An unsuccessful transfer is not a surrogate “failure”
I have been sitting with the way we talk about unsuccessful transfers in surrogacy spaces, especially the way so many of us immediately jump to the term, “failed.”
Not, “The transfer did not work.” Not, “This embryo did not implant.” Not even, “We got devastating news.” We say, “I feel like I failed my intended parents.”
And I get it
We are the ones taking the medications. We are the one showing up for every monitoring appointment, changing our schedules, trusting our bodies, and carrying the emotional weight of knowing that someone else is hoping for a child on the other side of all of this. When a transfer does not work, it can feel impossible not to look inward and wonder what we did wrong.
Was I late for a shot? Did I move around too much? Should I have rested more? Did I eat something I should not have? Did I travel too soon? Was I too stressed? Did my body just not do what it was supposed to do?
That spiral is real.

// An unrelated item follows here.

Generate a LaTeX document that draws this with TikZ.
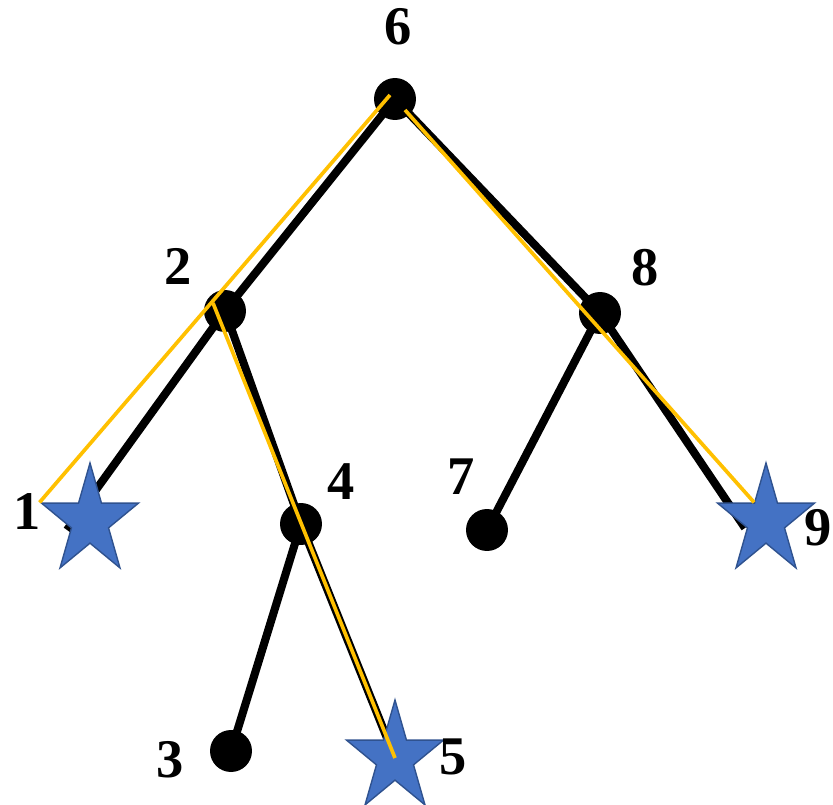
\documentclass[tikz,border=0pt]{standalone}
\usepackage{fontspec}
\setmainfont{Liberation Serif}
\usetikzlibrary{shapes.geometric,backgrounds}
\definecolor{starblue}{HTML}{4472C4}
\definecolor{starline}{HTML}{2F528F}
\definecolor{gold}{HTML}{FFC000}
\tikzset{vtx/.style={circle,fill=black,inner sep=0pt,minimum size=0.84cm},
  leaf/.style={star,star points=5,star point ratio=2.618,fill=starblue,draw=starline,
    line width=0.8pt,inner sep=0pt,minimum size=2.32cm,xscale=0.88,transform shape},
  edge/.style={draw=black,line width=4.6pt},
  hilite/.style={draw=gold,line width=2.1pt},
  num/.style={font=\fontsize{31}{31}\selectfont\bfseries,inner sep=0pt}}
\begin{document}
\begin{tikzpicture}[x=0.02cm,y=-0.02cm]
  \useasboundingbox (0,0) rectangle (833,805);
  \node[vtx] (n6) at (395,99) {};
  \node[vtx] (n2) at (225,311) {};
  \node[vtx] (n8) at (600,313) {};
  \node[vtx] (n4) at (301,524) {};
  \node[vtx] (n7) at (487,530) {};
  \node[vtx] (n3) at (231,751) {};
  \node[leaf] (n1) at (90,521) {};
  \node[leaf] (n9) at (766,521) {};
  \node[leaf] (n5) at (395,758) {};
  \coordinate (e1) at (67,530);
  \coordinate (e9) at (745,528);
  \begin{scope}[on background layer]
    \draw[edge] (n6.center) -- (n2.center);
    \draw[edge] (n6.center) -- (n8.center);
    \draw[edge] (n2.center) -- (e1);
    \draw[edge] (n2.center) -- (n4.center);
    \draw[edge] (n4.center) -- (n3.center);
    \draw[edge] (n4.center) -- (n5.center);
    \draw[edge] (n8.center) -- (n7.center);
    \draw[edge] (n8.center) -- (e9);
  \end{scope}
  \coordinate (y6a) at (390,95);
  \coordinate (y6b) at (405,110);
  \coordinate (y2) at (213,303);
  \draw[hilite] (n1.outer point 2) -- (y6a);
  \draw[hilite] (y2) -- (n5.center);
  \draw[hilite] (y6b) -- (n9.inner point 1);
  \node[num] (l6) at (398,27) {6};
  \node[num] (l2) at (178,266) {2};
  \node[num] (l8) at (645,268) {8};
  \node[num] (l4) at (341,482) {4};
  \node[num] (l7) at (461,477) {7};
  \node[num] (l1) at (27,512) {1};
  \node[num] (l9) at (818,528) {9};
  \node[num] (l3) at (170,760) {3};
  \node[num] (l5) at (453,757) {5};
\end{tikzpicture}
\end{document}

And it can be brutal.
But an unsuccessful transfer is not a moral failing. It is not proof that you were careless. It is not evidence that you did not care enough, sacrifice enough, or follow the protocol closely enough. It does not mean your body betrayed anyone.
There are so many things involved in whether a transfer works that are outside of a surrogate’s control. Embryo quality, genetics, development, lab variables, timing, and biology can all play a role. A surrogate can do everything exactly as instructed, have a great lining, take every medication on time, and still receive a negative beta.
That does not make her a failure.
We can acknowledge that it hurts. We can hold space for the grief, the disappointment, and the complicated feelings that come with knowing intended parents are hurting too. But I wish we would stop placing the entire outcome of a transfer on the person carrying the medications and showing up with her body.
An unsuccessful transfer is an unsuccessful transfer. It is not a measure of your worth as a surrogate.